We’re excited to celebrate the Gamo, Gofa, and Dawro New Testaments from Ethiopia today. Though all rich in testimonials, the one I’d like to highlight here is the Gamo New Testament dedication.
The Gamo dedication was held on June 10, 2012, on the public square of Ch’ench’a, a town located on the mountains of southwest Ethiopia, west of Lake Abaya, where the Gamo people reside. There are over a million Gamo people, and ten ethnic sub-groups among them, who speak Gamo.
Not only do we celebrate today with the Gamoyans for receiving the Word of God, but the history of the location where the actual celebration took place is absolutely a tremendous testament of the restorative power of God at work.
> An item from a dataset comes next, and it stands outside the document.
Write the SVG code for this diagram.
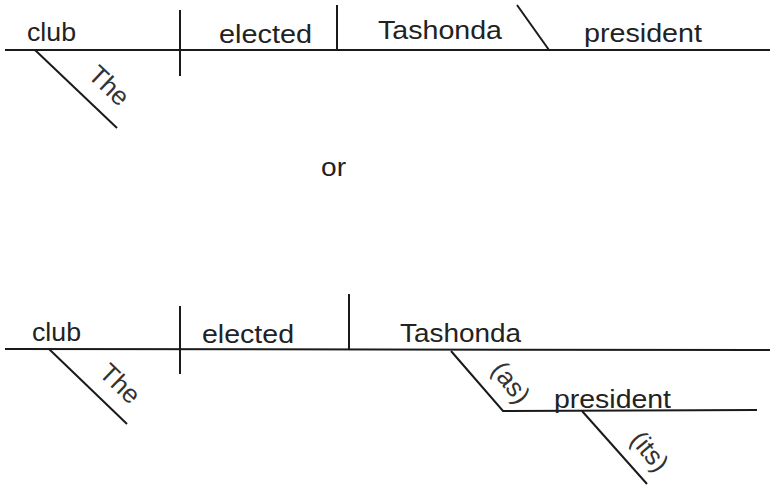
<svg xmlns="http://www.w3.org/2000/svg" width="770" height="488" viewBox="0 0 770 488">
<style>
  .ln { stroke: #1a1a1a; stroke-width: 2; fill: none; stroke-linecap: butt; }
  .w { font-family: "Liberation Sans", Arial, sans-serif; font-size: 26px; fill: #222; }
  .s { font-family: "Liberation Sans", Arial, sans-serif; font-size: 26px; fill: #333; text-anchor: middle; }
</style>
<rect width="770" height="488" fill="#fff"/>
<g id="connectors">
  <line class="ln" x1="5" y1="50" x2="770" y2="50"/>
  <line class="ln" x1="180" y1="10" x2="180" y2="76"/>
  <line class="ln" x1="337" y1="5" x2="337" y2="50"/>
  <line class="ln" x1="517" y1="5" x2="549" y2="50"/>
  <line class="ln" x1="35" y1="50" x2="117" y2="128"/>
  <line class="ln" x1="5" y1="349" x2="770" y2="350"/>
  <line class="ln" x1="180" y1="306" x2="180" y2="374"/>
  <line class="ln" x1="349" y1="294" x2="349" y2="350"/>
  <line class="ln" x1="49" y1="349" x2="127" y2="424"/>
  <polyline class="ln" points="451,351 503,411 757,410"/>
  <line class="ln" x1="582" y1="411" x2="647" y2="484"/>
</g>
<g id="top-club"><text class="w" x="27" y="41" textLength="49" lengthAdjust="spacingAndGlyphs">club</text></g>
<g id="top-the"><text class="s" transform="translate(103,92) rotate(43.6)" fill="#222">The</text></g>
<g id="top-elected"><text class="w" x="219" y="43" textLength="93" lengthAdjust="spacingAndGlyphs">elected</text></g>
<g id="top-tashonda"><text class="w" x="378" y="39" textLength="124" lengthAdjust="spacingAndGlyphs">Tashonda</text></g>
<g id="top-president"><text class="w" x="584" y="42" textLength="118" lengthAdjust="spacingAndGlyphs">president</text></g>
<g id="or"><text class="w" x="321" y="176" textLength="25" lengthAdjust="spacingAndGlyphs">or</text></g>
<g id="bot-club"><text class="w" x="32" y="341" textLength="49" lengthAdjust="spacingAndGlyphs">club</text></g>
<g id="bot-the"><text class="s" transform="translate(114,390) rotate(43.9)">The</text></g>
<g id="bot-elected"><text class="w" x="202" y="343" textLength="92" lengthAdjust="spacingAndGlyphs">elected</text></g>
<g id="bot-tashonda"><text class="w" x="400" y="342" textLength="121" lengthAdjust="spacingAndGlyphs">Tashonda</text></g>
<g id="bot-as"><text class="s" transform="translate(504,388) rotate(52)">(as)</text></g>
<g id="bot-president"><text class="w" x="554" y="408" textLength="117" lengthAdjust="spacingAndGlyphs">president</text></g>
<g id="bot-its"><text class="s" transform="translate(643,457) rotate(50)">(its)</text></g>
</svg>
The dedication took place on the same grounds where communists brutally persecuted Christians just one generation ago. Many of the people’s possessions, including Bibles, were burned during the Derg regime from 1974–1991, and many believers were put in prison during that time.
The main translator for the Gamo New Testament—Pastor Tesfaye—spent two years in prison himself during the communist persecution. At the New Testament dedication, he was asked to offer an introductory prayer. But when he got up to speak, all he could do was cry. He told about the bloodshed he witnessed from his youth, and how they weren’t allowed to preach or even mention God’s name. They could only pray in their hearts or meet in people’s homes at night.
The dedication happened in the town’s main square, but years ago, that location was actually a police station—the same station where Pastor Tesfaye was imprisoned for three months before being hauled off to prison for two years. It’s also where many Christians were flogged and beaten for their faith in 1949 and 1950. More arrests followed, and the Christians were forbidden to care for their fellow brothers and sisters in prison, so many suffered and some even died.
One thing that I find encouraging is that, though these brothers and sisters were being persecuted to the point of being homeless, they were more frightened by the almost total crop failure. This would mean if they did escape persecution, that starvation was another factor to consider. I was deeply moved by their story and am so grateful they don’t have to go through this anymore. You can imagine what it must have been like for Pastor Tesfaye and the Gamo people to not only be free to follow Christ now, but to also have God’s Word in their own language for the first time. And as Pastor Tesfaye, now older and wiser, held his new Bible in his hand, he said to the crowd, “God has taken vengeance with His love.”